Short exercise: Repeat every record below exactly, leaving out the pictures.

Dataset excerpts:
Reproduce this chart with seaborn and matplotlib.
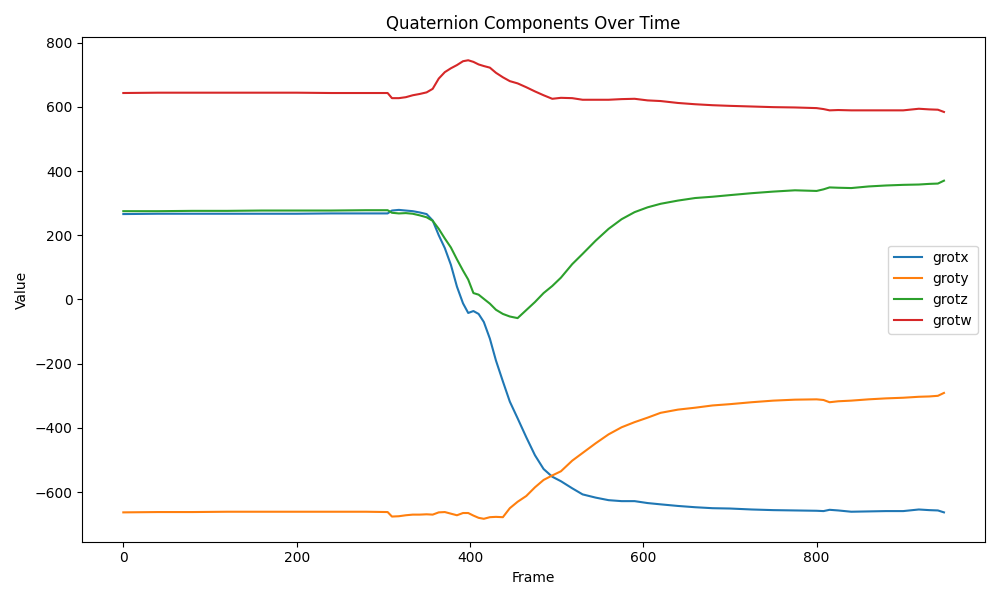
import pandas as pd
import seaborn as sns
import matplotlib
matplotlib.use("Agg")
import matplotlib.pyplot as plt

frames = [0, 40, 80, 120, 160, 200, 240, 280, 305, 310, 318, 326, 334, 342, 350,
          357, 364, 371, 378, 385, 392, 398, 404, 410, 416, 423, 430, 438, 446,
          455, 465, 475, 485, 495, 505, 518, 530, 545, 560, 575, 590, 605, 620,
          640, 660, 680, 700, 725, 750, 775, 800, 808, 815, 825, 840, 860, 880,
          900, 918, 930, 940, 947]

grotx = [266, 267, 267, 267, 267, 267, 268, 268, 268, 277, 279, 277, 275, 271, 266,
         246, 200, 160, 108, 40, -12, -42, -36, -45, -70, -122, -190, -255, -318,
         -370, -429, -485, -528, -552, -566, -588, -607, -617, -625, -628, -628, -634, -638,
         -643, -647, -650, -651, -654, -656, -657, -658, -659, -655, -657, -661, -660, -659,
         -659, -654, -656, -657, -663]

groty = [-663, -662, -662, -661, -661, -661, -661, -661, -662, -676, -675, -672, -670, -670, -669,
         -670, -663, -662, -667, -672, -665, -665, -673, -680, -683, -678, -677, -678, -650,
         -630, -612, -585, -562, -548, -535, -502, -478, -448, -420, -398, -382, -368, -353,
         -343, -337, -330, -326, -320, -315, -312, -311, -313, -320, -317, -315, -311, -308,
         -306, -303, -302, -300, -291]

grotz = [275, 275, 276, 276, 277, 277, 277, 278, 278, 270, 268, 269, 267, 262, 256,
         245, 220, 190, 162, 125, 90, 62, 20, 15, 2, -13, -32, -45, -53,
         -58, -33, -8, 20, 42, 68, 110, 142, 183, 220, 250, 272, 287, 298,
         308, 316, 320, 325, 331, 336, 340, 338, 343, 349, 348, 347, 352, 355,
         357, 358, 360, 361, 370]

grotw = [643, 644, 644, 644, 644, 644, 643, 643, 643, 627, 627, 630, 636, 640, 645,
         656, 688, 708, 720, 730, 742, 745, 740, 732, 727, 722, 706, 692, 680,
         673, 661, 648, 636, 625, 628, 627, 622, 622, 622, 624, 625, 620, 618,
         612, 608, 605, 603, 601, 599, 598, 596, 593, 589, 590, 589, 589, 589,
         589, 594, 592, 591, 584]

df = pd.DataFrame({"Frame": frames, "grotx": grotx, "groty": groty,
                   "grotz": grotz, "grotw": grotw})

fig, ax = plt.subplots(figsize=(10, 6), dpi=100)
for col in ["grotx", "groty", "grotz", "grotw"]:
    sns.lineplot(data=df, x="Frame", y=col, label=col, ax=ax)

ax.set_title("Quaternion Components Over Time")
ax.set_xlabel("Frame")
ax.set_ylabel("Value")
ax.legend(loc="center right")
plt.tight_layout()
plt.savefig("out.png")
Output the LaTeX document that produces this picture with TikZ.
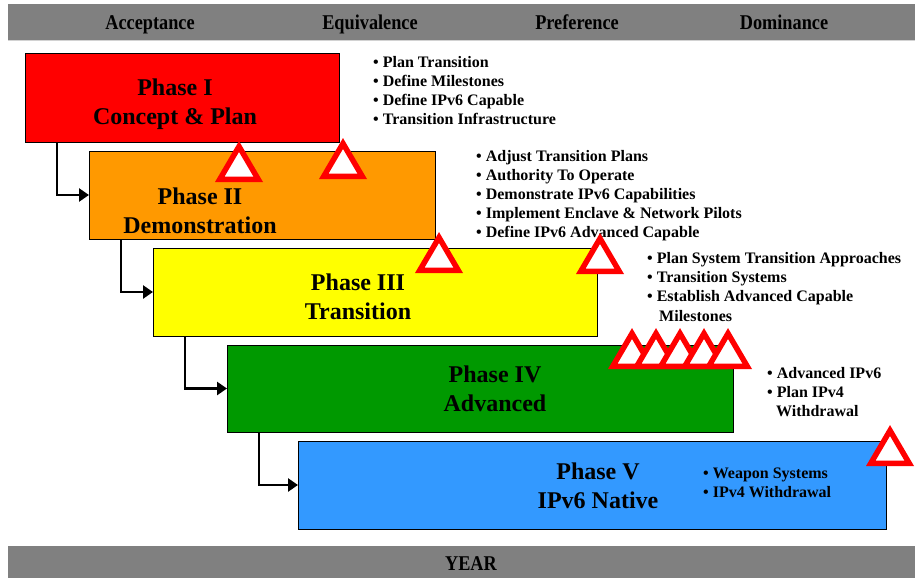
\documentclass[tikz,border=0pt]{standalone}
\usepackage{fontspec}
\setmainfont{Liberation Serif}
\usetikzlibrary{arrows.meta}

\definecolor{bandgray}{RGB}{128,128,128}
\definecolor{phaseRed}{RGB}{255,0,0}
\definecolor{phaseOrange}{RGB}{255,153,0}
\definecolor{phaseYellow}{RGB}{255,255,0}
\definecolor{phaseGreen}{RGB}{0,153,0}
\definecolor{phaseBlue}{RGB}{51,153,255}

\tikzset{
  phasebox/.style={draw=black, line width=0.8pt, inner sep=0pt, outer sep=0pt, anchor=north west},
  phasetitle/.style={font=\bfseries\fontsize{24}{29}\selectfont, align=center, inner sep=0pt},
  banner/.style={font=\bfseries\fontsize{21}{24}\selectfont, inner sep=0pt, anchor=base},
  item/.style={font=\bfseries\fontsize{16}{19}\selectfont, anchor=base west, inner sep=0pt},
  conn/.style={line width=2.6pt, -{Triangle[length=10pt,width=13pt]}},
  milestone/.pic={
    \draw[phaseRed, line width=5.5pt, line join=miter, fill=white]
      (0,5.5) -- (19.2,38.25) -- (-19.2,38.25) -- cycle;
  }
}
\newcommand{\bandtext}[1]{\scalebox{0.87}[1]{#1}}

\begin{document}
\begin{tikzpicture}[x=1pt,y=-1pt]
  \useasboundingbox (0,0) rectangle (915,578);

  % top and bottom bands
  \fill[bandgray] (8,4) rectangle (915,40);
  \draw[gray!35, line width=1pt] (8,40.5) -- (915,40.5);
  \fill[bandgray] (8,546) rectangle (915,578);
  \node[banner] (hAcc) at (150,30) {\bandtext{Acceptance}};
  \node[banner] (hEqu) at (370,30) {\bandtext{Equivalence}};
  \node[banner] (hPre) at (577,30) {\bandtext{Preference}};
  \node[banner] (hDom) at (784,30) {\bandtext{Dominance}};
  \node[banner] (year) at (471,570) {\bandtext{YEAR}};

  % phase boxes
  \node[phasebox, fill=phaseRed,    minimum width=314pt, minimum height=89pt] (p1) at (25,53)  {};
  \node[phasebox, fill=phaseOrange, minimum width=346pt, minimum height=88pt] (p2) at (89,151) {};
  \node[phasebox, fill=phaseYellow, minimum width=444pt, minimum height=88pt] (p3) at (153,248) {};
  \node[phasebox, fill=phaseGreen,  minimum width=506pt, minimum height=87pt] (p4) at (227,345) {};
  \node[phasebox, fill=phaseBlue,   minimum width=588pt, minimum height=88pt] (p5) at (298,441) {};

  % phase titles
  \node[phasetitle] (t1) at (175,104) {Phase I\\Concept \& Plan};
  \node[phasetitle] (t2) at (200,211) {Phase II\\Demonstration};
  \node[phasetitle] (t3) at (358,297) {Phase III\\Transition};
  \node[phasetitle] (t4) at (495,389) {Phase IV\\Advanced};
  \node[phasetitle] (t5) at (598,486) {Phase V\\IPv6 Native};

  % step connectors
  \draw[conn] ([xshift=32pt]p1.south west) |- (p2.west);
  \draw[conn] ([xshift=32pt]p2.south west) |- (p3.west);
  \draw[conn] ([xshift=32pt]p3.south west) |- (p4.west);
  \draw[conn] ([xshift=32pt]p4.south west) |- (p5.west);

  % activity lists
  \foreach \txt [count=\i] in {Plan Transition, Define Milestones, Define IPv6 Capable, Transition Infrastructure}
    \node[item] (a\i) at (373,48+19*\i) {\textbullet\ \txt};
  \foreach \txt [count=\i] in {Adjust Transition Plans, Authority To Operate, Demonstrate IPv6 Capabilities, Implement Enclave \& Network Pilots, Define IPv6 Advanced Capable}
    \node[item] (b\i) at (476,142+19*\i) {\textbullet\ \txt};
  \foreach \txt [count=\i] in {Plan System Transition Approaches, Transition Systems, Establish Advanced Capable}
    \node[item] (c\i) at (647,244+19*\i) {\textbullet\ \txt};
  \node[item] (c4) at (659,321) {Milestones};
  \foreach \txt [count=\i] in {Advanced IPv6, Plan IPv4}
    \node[item] (d\i) at (767,359+19*\i) {\textbullet\ \txt};
  \node[item] (d3) at (776,416) {Withdrawal};
  \foreach \txt [count=\i] in {Weapon Systems, IPv4 Withdrawal}
    \node[item] (e\i) at (703,459+19*\i) {\textbullet\ \txt};

  % milestone markers
  \pic (m1) at (239,141) {milestone};
  \pic (m2) at (343,138) {milestone};
  \pic (m3) at (439,232) {milestone};
  \pic (m4) at (600,233) {milestone};
  \foreach \mx [count=\k] in {632,656,680,704,728}
    \pic (n\k) at (\mx,328) {milestone};
  \pic (m5) at (890,425) {milestone};
\end{tikzpicture}
\end{document}
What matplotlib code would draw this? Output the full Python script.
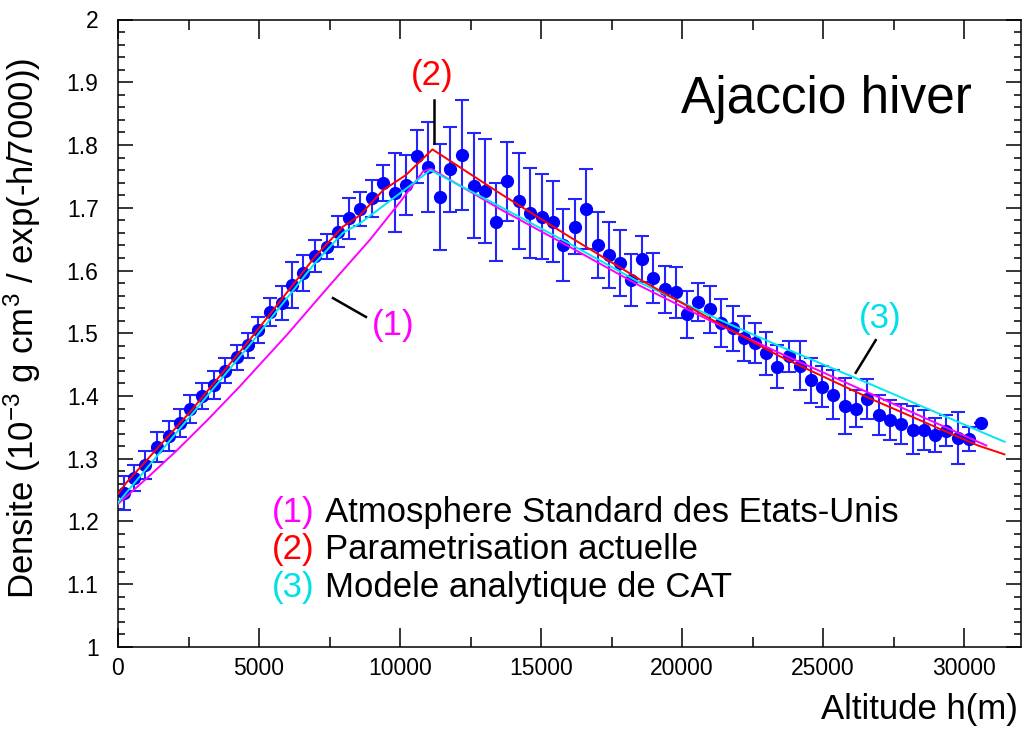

Output of the task:
Reproduce this chart with seaborn and matplotlib.
import pandas as pd
import seaborn as sns
import matplotlib
matplotlib.use("Agg")
import matplotlib.pyplot as plt

frames = [0, 40, 80, 120, 160, 200, 240, 280, 305, 310, 318, 326, 334, 342, 350,
          357, 364, 371, 378, 385, 392, 398, 404, 410, 416, 423, 430, 438, 446,
          455, 465, 475, 485, 495, 505, 518, 530, 545, 560, 575, 590, 605, 620,
          640, 660, 680, 700, 725, 750, 775, 800, 808, 815, 825, 840, 860, 880,
          900, 918, 930, 940, 947]

grotx = [266, 267, 267, 267, 267, 267, 268, 268, 268, 277, 279, 277, 275, 271, 266,
         246, 200, 160, 108, 40, -12, -42, -36, -45, -70, -122, -190, -255, -318,
         -370, -429, -485, -528, -552, -566, -588, -607, -617, -625, -628, -628, -634, -638,
         -643, -647, -650, -651, -654, -656, -657, -658, -659, -655, -657, -661, -660, -659,
         -659, -654, -656, -657, -663]

groty = [-663, -662, -662, -661, -661, -661, -661, -661, -662, -676, -675, -672, -670, -670, -669,
         -670, -663, -662, -667, -672, -665, -665, -673, -680, -683, -678, -677, -678, -650,
         -630, -612, -585, -562, -548, -535, -502, -478, -448, -420, -398, -382, -368, -353,
         -343, -337, -330, -326, -320, -315, -312, -311, -313, -320, -317, -315, -311, -308,
         -306, -303, -302, -300, -291]

grotz = [275, 275, 276, 276, 277, 277, 277, 278, 278, 270, 268, 269, 267, 262, 256,
         245, 220, 190, 162, 125, 90, 62, 20, 15, 2, -13, -32, -45, -53,
         -58, -33, -8, 20, 42, 68, 110, 142, 183, 220, 250, 272, 287, 298,
         308, 316, 320, 325, 331, 336, 340, 338, 343, 349, 348, 347, 352, 355,
         357, 358, 360, 361, 370]

grotw = [643, 644, 644, 644, 644, 644, 643, 643, 643, 627, 627, 630, 636, 640, 645,
         656, 688, 708, 720, 730, 742, 745, 740, 732, 727, 722, 706, 692, 680,
         673, 661, 648, 636, 625, 628, 627, 622, 622, 622, 624, 625, 620, 618,
         612, 608, 605, 603, 601, 599, 598, 596, 593, 589, 590, 589, 589, 589,
         589, 594, 592, 591, 584]

df = pd.DataFrame({"Frame": frames, "grotx": grotx, "groty": groty,
                   "grotz": grotz, "grotw": grotw})

fig, ax = plt.subplots(figsize=(10, 6), dpi=100)
for col in ["grotx", "groty", "grotz", "grotw"]:
    sns.lineplot(data=df, x="Frame", y=col, label=col, ax=ax)

ax.set_title("Quaternion Components Over Time")
ax.set_xlabel("Frame")
ax.set_ylabel("Value")
ax.legend(loc="center right")
plt.tight_layout()
plt.savefig("out.png")
Output the LaTeX document that produces this picture with TikZ.
\documentclass[tikz,border=0pt]{standalone}
\usepackage{fontspec}
\setmainfont{Liberation Serif}
\usetikzlibrary{arrows.meta}

\definecolor{bandgray}{RGB}{128,128,128}
\definecolor{phaseRed}{RGB}{255,0,0}
\definecolor{phaseOrange}{RGB}{255,153,0}
\definecolor{phaseYellow}{RGB}{255,255,0}
\definecolor{phaseGreen}{RGB}{0,153,0}
\definecolor{phaseBlue}{RGB}{51,153,255}

\tikzset{
  phasebox/.style={draw=black, line width=0.8pt, inner sep=0pt, outer sep=0pt, anchor=north west},
  phasetitle/.style={font=\bfseries\fontsize{24}{29}\selectfont, align=center, inner sep=0pt},
  banner/.style={font=\bfseries\fontsize{21}{24}\selectfont, inner sep=0pt, anchor=base},
  item/.style={font=\bfseries\fontsize{16}{19}\selectfont, anchor=base west, inner sep=0pt},
  conn/.style={line width=2.6pt, -{Triangle[length=10pt,width=13pt]}},
  milestone/.pic={
    \draw[phaseRed, line width=5.5pt, line join=miter, fill=white]
      (0,5.5) -- (19.2,38.25) -- (-19.2,38.25) -- cycle;
  }
}
\newcommand{\bandtext}[1]{\scalebox{0.87}[1]{#1}}

\begin{document}
\begin{tikzpicture}[x=1pt,y=-1pt]
  \useasboundingbox (0,0) rectangle (915,578);

  % top and bottom bands
  \fill[bandgray] (8,4) rectangle (915,40);
  \draw[gray!35, line width=1pt] (8,40.5) -- (915,40.5);
  \fill[bandgray] (8,546) rectangle (915,578);
  \node[banner] (hAcc) at (150,30) {\bandtext{Acceptance}};
  \node[banner] (hEqu) at (370,30) {\bandtext{Equivalence}};
  \node[banner] (hPre) at (577,30) {\bandtext{Preference}};
  \node[banner] (hDom) at (784,30) {\bandtext{Dominance}};
  \node[banner] (year) at (471,570) {\bandtext{YEAR}};

  % phase boxes
  \node[phasebox, fill=phaseRed,    minimum width=314pt, minimum height=89pt] (p1) at (25,53)  {};
  \node[phasebox, fill=phaseOrange, minimum width=346pt, minimum height=88pt] (p2) at (89,151) {};
  \node[phasebox, fill=phaseYellow, minimum width=444pt, minimum height=88pt] (p3) at (153,248) {};
  \node[phasebox, fill=phaseGreen,  minimum width=506pt, minimum height=87pt] (p4) at (227,345) {};
  \node[phasebox, fill=phaseBlue,   minimum width=588pt, minimum height=88pt] (p5) at (298,441) {};

  % phase titles
  \node[phasetitle] (t1) at (175,104) {Phase I\\Concept \& Plan};
  \node[phasetitle] (t2) at (200,211) {Phase II\\Demonstration};
  \node[phasetitle] (t3) at (358,297) {Phase III\\Transition};
  \node[phasetitle] (t4) at (495,389) {Phase IV\\Advanced};
  \node[phasetitle] (t5) at (598,486) {Phase V\\IPv6 Native};

  % step connectors
  \draw[conn] ([xshift=32pt]p1.south west) |- (p2.west);
  \draw[conn] ([xshift=32pt]p2.south west) |- (p3.west);
  \draw[conn] ([xshift=32pt]p3.south west) |- (p4.west);
  \draw[conn] ([xshift=32pt]p4.south west) |- (p5.west);

  % activity lists
  \foreach \txt [count=\i] in {Plan Transition, Define Milestones, Define IPv6 Capable, Transition Infrastructure}
    \node[item] (a\i) at (373,48+19*\i) {\textbullet\ \txt};
  \foreach \txt [count=\i] in {Adjust Transition Plans, Authority To Operate, Demonstrate IPv6 Capabilities, Implement Enclave \& Network Pilots, Define IPv6 Advanced Capable}
    \node[item] (b\i) at (476,142+19*\i) {\textbullet\ \txt};
  \foreach \txt [count=\i] in {Plan System Transition Approaches, Transition Systems, Establish Advanced Capable}
    \node[item] (c\i) at (647,244+19*\i) {\textbullet\ \txt};
  \node[item] (c4) at (659,321) {Milestones};
  \foreach \txt [count=\i] in {Advanced IPv6, Plan IPv4}
    \node[item] (d\i) at (767,359+19*\i) {\textbullet\ \txt};
  \node[item] (d3) at (776,416) {Withdrawal};
  \foreach \txt [count=\i] in {Weapon Systems, IPv4 Withdrawal}
    \node[item] (e\i) at (703,459+19*\i) {\textbullet\ \txt};

  % milestone markers
  \pic (m1) at (239,141) {milestone};
  \pic (m2) at (343,138) {milestone};
  \pic (m3) at (439,232) {milestone};
  \pic (m4) at (600,233) {milestone};
  \foreach \mx [count=\k] in {632,656,680,704,728}
    \pic (n\k) at (\mx,328) {milestone};
  \pic (m5) at (890,425) {milestone};
\end{tikzpicture}
\end{document}
What matplotlib code would draw this? Output the full Python script.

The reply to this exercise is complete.